Member of the European Parliament for Spain
- In office 10 June 1987 – 20 July 1999

Personal details
- Born: 19 January 1929 Premià de Mar, Spain
- Died: 6 October 2006 (aged 77) Terrassa, Spain
- Party: Unified Socialist Party of Catalonia; Initiative for Catalonia Greens;
- Occupation: Physician

= Antoni Gutiérrez Díaz =

Catalan politician and physician (1929–2006)

Antoni Gutiérrez Díaz (19 January 1929 – 6 October 2006) was a Catalan physician and communist politician who held various posts. He is also known as El Guti.

==Early life and education==
Gutiérrez was born in Premià de Mar on 19 January 1929. His parents were originally from Málaga and settled in Premià de Mar. His father was an anarcho-syndicalist activist and was arrested in 1934.

Gutiérrez received a degree in medicine in Barcelona in 1953 and had further training in neonatology in Finland. He was among the anti-Franco activists during his youth.

==Career and activities==
Following his graduation Gutiérrez worked as a physician in Barcelona. He became a member of the Unified Socialist Party of Catalonia (PSUC) in 1959. He was arrested in December 1962 and detained in Burgos prison for eight years. After his release he maintained his activities in secret due to the declaration of a state of emergency in 1969. He was again arrested in October 1973.

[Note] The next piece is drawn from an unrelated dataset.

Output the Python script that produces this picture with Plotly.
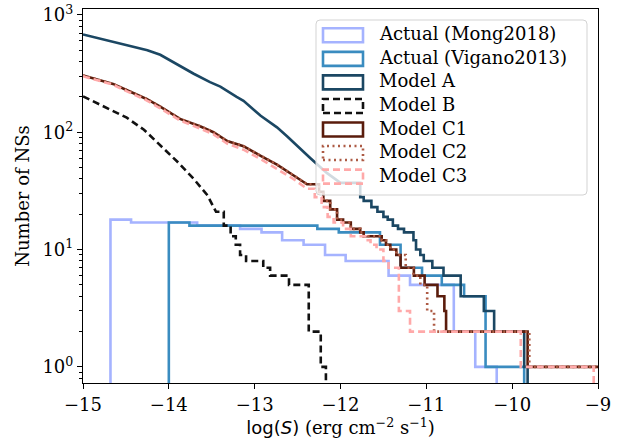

Gutiérrez was a deputy of the Spanish Parliament between 1977 and 1978. He was appointed minister without portfolio in the provisional government of Catalonia in 1977 and held the post until 1980. Then he was elected to the Catalan Parliament and served there from 1980 to 1987. He was the secretary general of the PSUC for two terms: between 1977 and 1981 and between 1982 and 1986. He left the PSUC in 1986 and involved in the establishment of a new political party entitled Initiative for Catalonia Greens.

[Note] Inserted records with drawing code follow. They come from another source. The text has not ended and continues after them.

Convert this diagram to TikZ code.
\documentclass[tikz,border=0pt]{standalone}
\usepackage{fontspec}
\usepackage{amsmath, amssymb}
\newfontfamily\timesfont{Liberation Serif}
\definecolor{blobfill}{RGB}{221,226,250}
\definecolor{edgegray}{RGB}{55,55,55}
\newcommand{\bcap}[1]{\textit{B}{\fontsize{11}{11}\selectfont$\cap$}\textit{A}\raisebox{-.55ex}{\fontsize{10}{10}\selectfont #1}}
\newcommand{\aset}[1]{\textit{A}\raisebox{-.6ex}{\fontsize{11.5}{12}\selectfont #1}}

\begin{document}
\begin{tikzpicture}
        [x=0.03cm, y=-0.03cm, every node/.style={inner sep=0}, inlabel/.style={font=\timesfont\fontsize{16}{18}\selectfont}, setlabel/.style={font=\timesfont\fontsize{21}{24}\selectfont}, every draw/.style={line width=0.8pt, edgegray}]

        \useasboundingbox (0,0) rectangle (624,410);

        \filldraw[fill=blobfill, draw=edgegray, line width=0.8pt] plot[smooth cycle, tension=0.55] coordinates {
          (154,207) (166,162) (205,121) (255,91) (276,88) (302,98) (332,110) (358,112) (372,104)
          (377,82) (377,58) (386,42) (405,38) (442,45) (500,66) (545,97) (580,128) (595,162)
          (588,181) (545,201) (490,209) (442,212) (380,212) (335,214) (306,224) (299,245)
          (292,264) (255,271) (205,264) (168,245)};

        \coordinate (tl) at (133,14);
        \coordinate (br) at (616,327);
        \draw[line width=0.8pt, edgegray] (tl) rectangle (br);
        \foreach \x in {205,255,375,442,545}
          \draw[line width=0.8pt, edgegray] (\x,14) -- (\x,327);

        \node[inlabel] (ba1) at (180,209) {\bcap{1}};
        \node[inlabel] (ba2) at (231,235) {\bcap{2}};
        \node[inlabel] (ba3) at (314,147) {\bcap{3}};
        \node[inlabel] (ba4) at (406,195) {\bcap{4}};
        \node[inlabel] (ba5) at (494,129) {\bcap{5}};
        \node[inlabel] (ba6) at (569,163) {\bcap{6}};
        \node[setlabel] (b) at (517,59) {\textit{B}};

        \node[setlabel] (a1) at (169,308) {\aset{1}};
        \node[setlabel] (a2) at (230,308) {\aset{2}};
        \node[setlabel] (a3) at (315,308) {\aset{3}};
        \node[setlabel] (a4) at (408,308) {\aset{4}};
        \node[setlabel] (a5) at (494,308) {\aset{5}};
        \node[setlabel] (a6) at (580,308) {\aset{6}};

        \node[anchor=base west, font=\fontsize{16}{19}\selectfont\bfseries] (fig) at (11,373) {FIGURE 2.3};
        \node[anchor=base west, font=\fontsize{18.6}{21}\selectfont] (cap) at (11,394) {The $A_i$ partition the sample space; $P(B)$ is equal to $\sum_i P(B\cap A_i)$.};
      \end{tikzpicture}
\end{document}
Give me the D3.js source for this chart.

Next Gutiérrez was elected to the European Parliament in 1987 and continued to serve there until 1999. During his tenure at the European Parliament he was part of the Initiative for Catalonia Greens. He served as the vice president of the European Parliament between 1994 and 1999.

===Views===
From the 1950s Gutiérrez was one of the supporters of the Italian Communist Party which promoted a new version of communism in line with the Gramsci's view. He was not a pro-Soviet communist and was an adherent of eurocommunism. After leaving PSUC he adopted an eco-socialist view becoming a member of the Initiative for Catalonia Greens.

==Personal life and death==
Gutiérrez was married and had three children.

During a visit in Santiago de Compostela Gutiérrez was admitted to a hospital due to heart failure on 29 September 2006. He had been in coma when he was transferred to the Mutua Hospital in Terrassa where he died on 6 October 2006.

===Awards and legacy===
Gutiérrez was a recipient of the Gold Medal of the Generalitat of Catalonia in 2006.

There are many memorials for Gutiérrez in Barcelona. In 2020 Txema Castiella published a book about him entitled El Guti. L’optimisme de la voluntat ISBN 978-84-297-7860-1.